[Asia Economy Reporter Minji Lee] As the Vietnamese stock market, which had been soaring, takes a breather, investors are facing increasing concerns. The VN Index, the representative index of the Vietnamese stock market, has been breaking record highs day after day but is now undergoing a correction just before reaching the 1400 level.
According to the financial investment industry on the 15th, the VN Index closed at 1361.72 the previous day. On the 4th, the VN Index recorded a closing price of 1374.05, threatening the 1400 level, but has since shown a sideways movement. Six months ago, the VN Index was hovering around the 1100 level but then surged vertically to the high 1300s. This significant rise in the index was driven by the recovery in manufacturing based on economic recovery along with COVID-19 vaccinations.
Thanks to the rise in the Vietnamese stock market, related funds also posted strong performances. While domestic equity funds rose about 10% this year, Vietnamese funds increased by an average of about 26%. According to financial information provider FnGuide, the ‘KINDEX Vietnam VN30 Leverage Exchange Traded Fund (ETF)’, which seeks twice the index performance, and the ‘NH-Amundi Vietnam Leverage Securities Investment Trust’, which aims for 1.5 times the return, recorded year-to-date returns of 60% and 57%, respectively.
Domestic investors appear to be using the rise in the Vietnamese stock market as an opportunity to realize profits. Since the beginning of the year, 404 billion KRW has been withdrawn from Vietnamese funds. As the market reached an all-time high, the demand to realize profits has increased.
The fact that the past ‘Vietnam investment boom’ ended with losses for investors who invested in related funds also seems to have increased the desire to realize profits. Domestic investors actively invested in the Vietnamese stock market in 2008 and 2018 based on rosy prospects, but the market then plunged about 20% from its peak due to the financial crisis, the US-China trade war, and the rise in the dollar’s value.

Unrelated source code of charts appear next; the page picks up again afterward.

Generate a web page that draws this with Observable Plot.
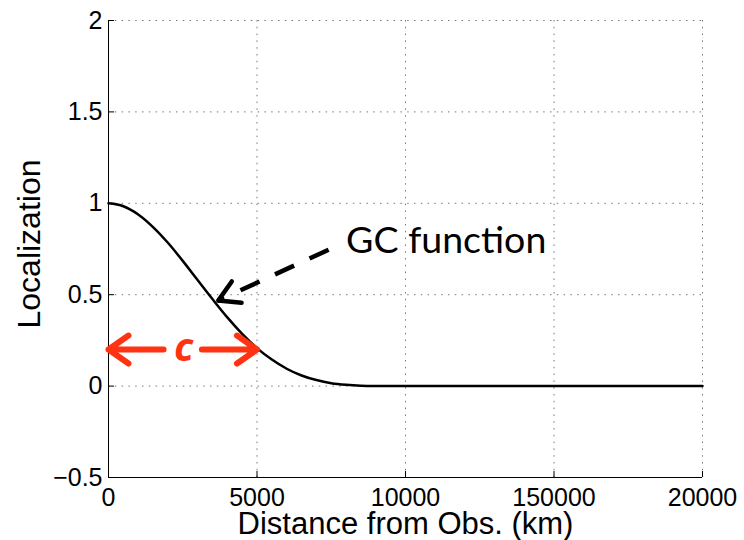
<!DOCTYPE html>
<html>
<head>
<meta charset="utf-8">
<script src="https://cdn.jsdelivr.net/npm/d3@7"></script>
<script src="https://cdn.jsdelivr.net/npm/@observablehq/plot@0.6"></script>
<style>
  html, body { margin: 0; padding: 0; background: #fff; overflow: hidden; }
  #chart svg { display: block; background: #fff; }
</style>
</head>
<body>
<div id="chart"></div>
<script>
// Gaspari–Cohn localization weight against distance from the observation
const distanceKm = [0, 500, 1000, 1500, 2000, 2500, 3000, 3500, 4000, 4500, 5000,
  5500, 6000, 6500, 7000, 7500, 8000, 8500, 9000, 9500, 10000, 15000, 20000];
const localization = [1.000, 0.984, 0.939, 0.870, 0.784, 0.685, 0.580, 0.476, 0.376, 0.286, 0.208,
  0.145, 0.095, 0.058, 0.033, 0.016, 0.007, 0.002, 0.0004, 0, 0, 0, 0];

// Axis ticks and their printed labels
const xTicks = [0, 5000, 10000, 15000, 20000];
const xTickLabels = ["0", "5000", "10000", "150000", "20000"];
const yTicks = [-0.5, 0, 0.5, 1, 1.5, 2];
const yTickLabels = ["\u22120.5", "0", "0.5", "1", "1.5", "2"];

// Annotation: "GC function" label with a dashed pointer onto the curve
const gcLabel = [{text: "GC function", x: 8000, y: 0.729}];
const gcPointer = [{x1: 7411, y1: 0.746, x2: 3696, y2: 0.468, xs: 4444, ys: 0.524}];

// Annotation: half-width c marked by two red arrows
const halfWidthLabel = [{text: "c", x: 2530, y: 0.14}];
const halfWidthArrows = [
  {x1: 3000, x2: 0, y: 0.2},
  {x1: 2000, x2: 5000, y: 0.2}
];

const W = 744, H = 540;
const mL = 108, mR = 42, mT = 20, mB = 63;
const xDomain = [0, 20000], yDomain = [-0.5, 2];
const xPerPx = (xDomain[1] - xDomain[0]) / (W - mL - mR);
const yPerPx = (yDomain[1] - yDomain[0]) / (H - mT - mB);
const tickLen = 6;

const curveRows = distanceKm.map((d, i) => ({d, w: localization[i]}));

const sans = "'Liberation Sans', Arial, Helvetica, sans-serif";
const red = "#ff3311";
const gridStyle = {stroke: "#777", strokeOpacity: 1, strokeWidth: 1, strokeDasharray: "1.5,5.3"};

const chart = Plot.plot({
  width: W,
  height: H,
  marginLeft: mL,
  marginRight: mR,
  marginTop: mT,
  marginBottom: mB,
  style: {fontFamily: sans, background: "#fff", color: "#000"},
  x: {domain: xDomain, axis: null},
  y: {domain: yDomain, axis: null},
  marks: [
    Plot.gridX(xTicks, gridStyle),
    Plot.gridY(yTicks, gridStyle),
    // axis lines (left and bottom only)
    Plot.ruleX([xDomain[0]], {stroke: "#000", strokeWidth: 1}),
    Plot.ruleY([yDomain[0]], {stroke: "#000", strokeWidth: 1}),
    // inward ticks
    Plot.ruleX(xTicks, {x: d => d, y1: yDomain[0], y2: yDomain[0] + tickLen * yPerPx, stroke: "#000"}),
    Plot.ruleY(yTicks, {y: d => d, x1: xDomain[0], x2: xDomain[0] + tickLen * xPerPx, stroke: "#000"}),
    Plot.axisX(xTicks, {
      tickSize: 0, tickPadding: 11, fontSize: 25, fontFamily: sans, label: null,
      tickFormat: d => xTickLabels[xTicks.indexOf(d)]
    }),
    Plot.axisY(yTicks, {
      tickSize: 0, tickPadding: 6, fontSize: 25, fontFamily: sans, label: null,
      tickFormat: d => yTickLabels[yTicks.indexOf(d)]
    }),
    Plot.text(["Distance from Obs. (km)"], {
      frameAnchor: "bottom", textAnchor: "middle", lineAnchor: "bottom", dy: 56,
      fontSize: 31, fontFamily: sans, text: d => d
    }),
    Plot.text(["Localization"], {
      frameAnchor: "left", textAnchor: "middle", lineAnchor: "middle", rotate: -90,
      dx: -78.5, dy: -5, fontSize: 32, fontFamily: sans, text: d => d
    }),
    // the localization curve
    Plot.line(curveRows, {x: "d", y: "w", curve: "monotone-x", stroke: "#000", strokeWidth: 2.5}),
    // dashed pointer and its open head
    Plot.link(gcPointer, {x1: "x1", y1: "y1", x2: "xs", y2: "ys", stroke: "#000", strokeWidth: 4.5, strokeDasharray: "21,17"}),
    Plot.arrow(gcPointer, {x1: "x1", y1: "y1", x2: "x2", y2: "y2", stroke: "#000", strokeWidth: 4.5,
      headLength: 7.8, headAngle: 60, insetStart: 117}),
    Plot.text(gcLabel, {x: "x", y: "y", text: "text", textAnchor: "start", lineAnchor: "bottom",
      fontFamily: "Lato, 'Open Sans', sans-serif", fontSize: 37.5, fill: "#000"}),
    // red arrows spanning the half-width c
    Plot.arrow(halfWidthArrows, {x1: "x1", x2: "x2", y1: "y", y2: "y", stroke: red, strokeWidth: 6,
      headLength: 6.1, headAngle: 70, insetStart: 34, strokeLinecap: "round", strokeLinejoin: "round"}),
    Plot.text(halfWidthLabel, {x: "x", y: "y", text: "text", lineAnchor: "bottom", textAnchor: "middle",
      fontFamily: "'Open Sans', Lato, sans-serif", fontWeight: "bold", fontStyle: "italic", fontSize: 40, fill: red})
  ]
});

document.getElementById("chart").appendChild(chart);
</script>
</body>
</html>
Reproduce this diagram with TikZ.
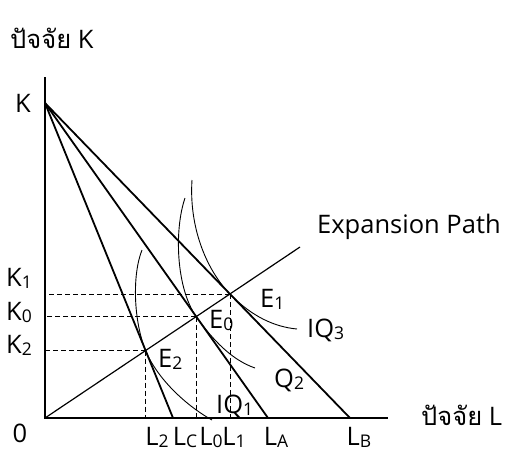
\documentclass[tikz,border=0pt]{standalone}
\usepackage{fontspec}
\setmainfont{Open Sans}
\newfontfamily\thaifont[Script=Thai]{Loma}
\newcommand\sbs[1]{\raisebox{-2pt}{\fontsize{17.5}{17.5}\selectfont #1}}
\tikzset{
  axisline/.style={line width=1.4pt},
  budget/.style={line width=1.8pt},
  expline/.style={line width=1.2pt},
  iso/.style={line width=0.9pt},
  guide/.style={line width=0.9pt, dash pattern=on 5pt off 3pt},
  lbl/.style={inner sep=0pt, anchor=base, font=\fontsize{25.5}{25.5}\selectfont},
}
\begin{document}
\begin{tikzpicture}[x=1pt,y=-1pt]
\useasboundingbox (0,0) rectangle (513,450);
% key points
\coordinate (O) at (45,418);
\coordinate (Ytop) at (45,77);
\coordinate (Xend) at (388,418);
\coordinate (K) at (45,103);
\coordinate (LC) at (173,418);
\coordinate (LA) at (268,418);
\coordinate (LB) at (350,418);
\coordinate (EP) at (300,247);
\coordinate (E1) at (intersection of K--LB and O--EP);
\coordinate (E0) at (intersection of K--LA and O--EP);
\coordinate (E2) at (intersection of K--LC and O--EP);
% guides
\foreach \p in {E1,E0,E2}{
  \draw[guide] (\p) -- (\p -| O);
  \draw[guide] (\p) -- (\p |- O);
}
% axes
\draw[axisline] (Ytop) -- (O) -- (Xend);
% budget lines
\draw[budget] (K) -- (LC);
\draw[budget] (K) -- (LA);
\draw[budget] (K) -- (LB);
% expansion path
\draw[expline] (O) -- (EP);
% isoquants
\coordinate (I1s) at (142,250); \coordinate (I1e) at (212,420);
\coordinate (I2s) at (185,198); \coordinate (I2e) at (255,368);
\coordinate (I3s) at (192,180); \coordinate (I3e) at (297,329);
\draw[iso] (I1s) .. controls (132,275) and (133.6,321) .. (E2)
  .. controls (156.6,377.6) and (185,405) .. (I1e);
\draw[iso] (I2s) .. controls (174,230) and (176.2,288.4) .. (E0)
  .. controls (213.2,340.6) and (232,360) .. (I2e);
\draw[iso] (I3s) .. controls (189,225) and (204.9,268.2) .. (E1)
  .. controls (251.9,316.7) and (275,327) .. (I3e);
% labels
\node[lbl, anchor=base west] (tK) at (10,48) {{\thaifont ปัจจัย} K};
\node[lbl, anchor=base west] (tL) at (421,425) {{\thaifont ปัจจัย} L};
\node[lbl, anchor=base west] (tEP) at (317,233) {Expansion Path};
\node[lbl] (lK) at (23,112) {K};
\node[lbl] (lK1) at (19,286) {K\sbs{1}};
\node[lbl] (lK0) at (19,320) {K\sbs{0}};
\node[lbl] (lK2) at (19,353) {K\sbs{2}};
\node[lbl] (l0) at (20,442) {0};
\node[lbl, anchor=base west] (lE1) at (260,307) {E\sbs{1}};
\node[lbl, anchor=base west] (lE0) at (209,328) {E\sbs{0}};
\node[lbl, anchor=base west] (lE2) at (158,367) {E\sbs{2}};
\node[lbl, anchor=base west] (lQ2) at (274,387) {Q\sbs{2}};
\node[lbl, anchor=base west] (lIQ1) at (216,413) {IQ\sbs{1}};
\node[lbl, anchor=base west] (lIQ3) at (307,337) {IQ\sbs{3}};
\node[lbl] (lL2) at (157,445) {L\sbs{2}};
\node[lbl] (lLC) at (185,445) {L\sbs{C}};
\node[lbl] (lL0) at (211,445) {L\sbs{0}};
\node[lbl] (lL1) at (234,445) {L\sbs{1}};
\node[lbl] (lLA) at (276,445) {L\sbs{A}};
\node[lbl] (lLB) at (359,445) {L\sbs{B}};
\end{tikzpicture}
\end{document}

In the securities industry, it is believed that investing in funds or related stocks with high proportions of essential consumer goods, materials, and real estate sectors can improve returns. So-yeon Lee, a researcher at Korea Investment & Securities, advised, "As fiscal policy shifts growth from export-led manufacturing in the first half to domestic demand-centered growth, selective investment is necessary."